Para compreender mais essa visão, recomendo além da leitura do próprio Buarque de Holanda, a leitura do livro, “O que faz o brasil, Brasil?”, para que se entenda mais essa mistura dos espaços da “casa” (âmbito privado) e da “rua” (âmbito público) nos dizeres de Roberto DaMatta. Depois dessas referências volto ao caso citado que como eu dizia deve ser enxergado como exemplo atualíssimo de como a figura do homem cordial se configura como paradigma político. A indicação do presidente ratificada pela maioria do senado federal revela na prática que permanece viva essa predisposição ao tratamento do público como privado, do império da vontade sobre o império da lei.
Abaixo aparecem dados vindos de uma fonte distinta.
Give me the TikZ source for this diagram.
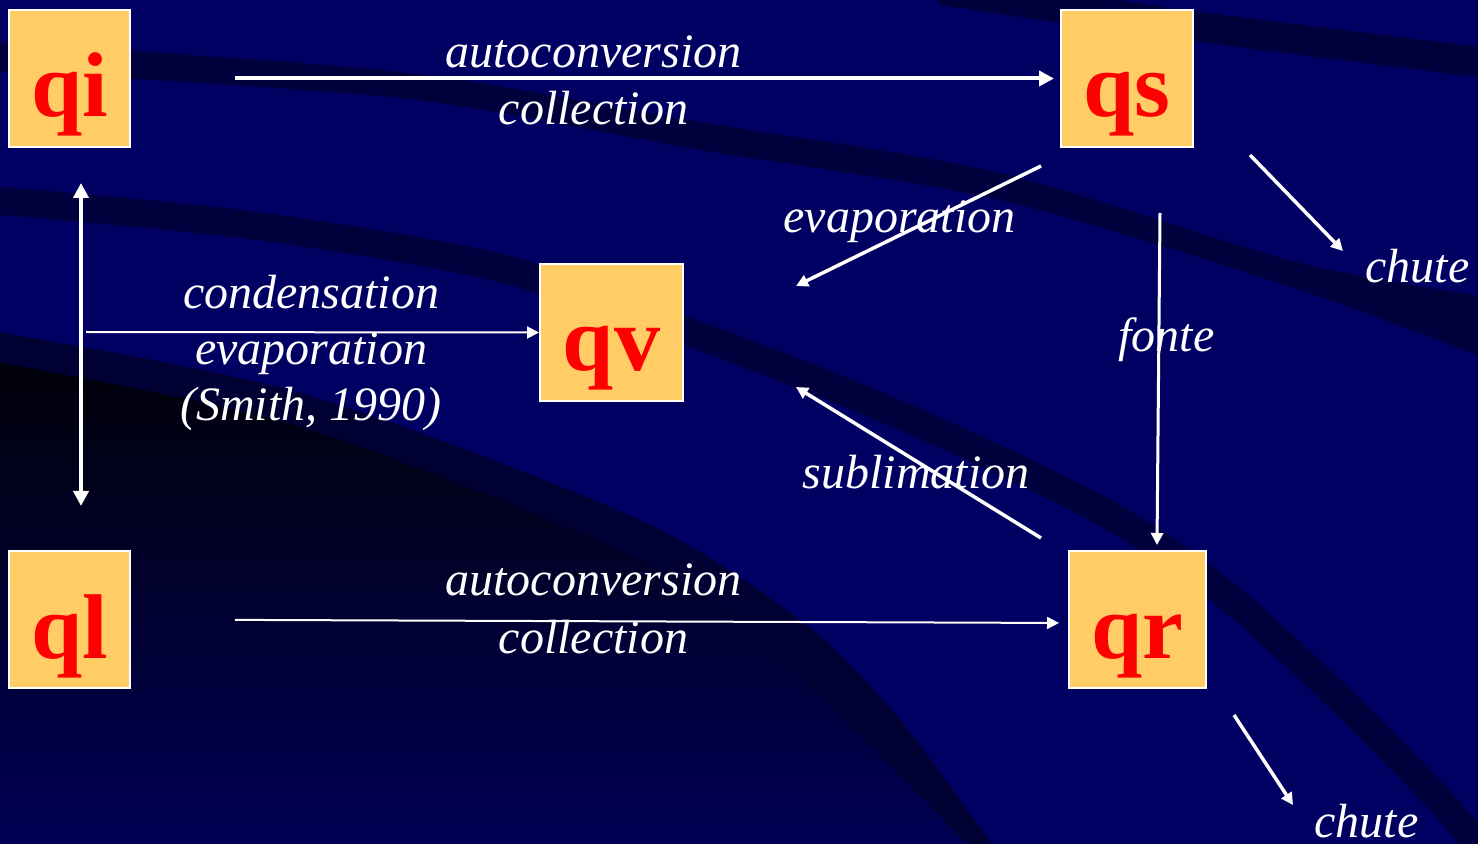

Forma-se uma rede de “cordialidades”, onde os favores são trocados e os cargos amarrados. Talvez essa cordialidade não fosse de todo um mal, pois concordo com Afonso Pena que não há como levar a cabo toda pureza de espírito no âmbito da política, mas coisa diferente é o cinismo de apregoar uma impessoalidade anglo-saxã, enquanto se encarna a mais crua pessoalidade do corporativismo e do compadrio político, os frutos mais podres da cordialidade brasileira.

Podemos dizer que esse espetáculo não se desenrolou na ilegalidade, mas que a cortina ao ser fechada não escondeu a silhueta da imoralidade que se recusava à reclusão dos bastidores, dirigindo-se contundentemente ao palco. E mais uma vez na história o conflito entre o moral e o legal se apresentou. O problema é que nessa briga ambos acabaram perdendo.

Por fim, não custa nada lembrar do velho provérbio e fazer uma pergunta: Se à mulher de César não basta ser honesta, mas parecer o que não dizer do próprio César?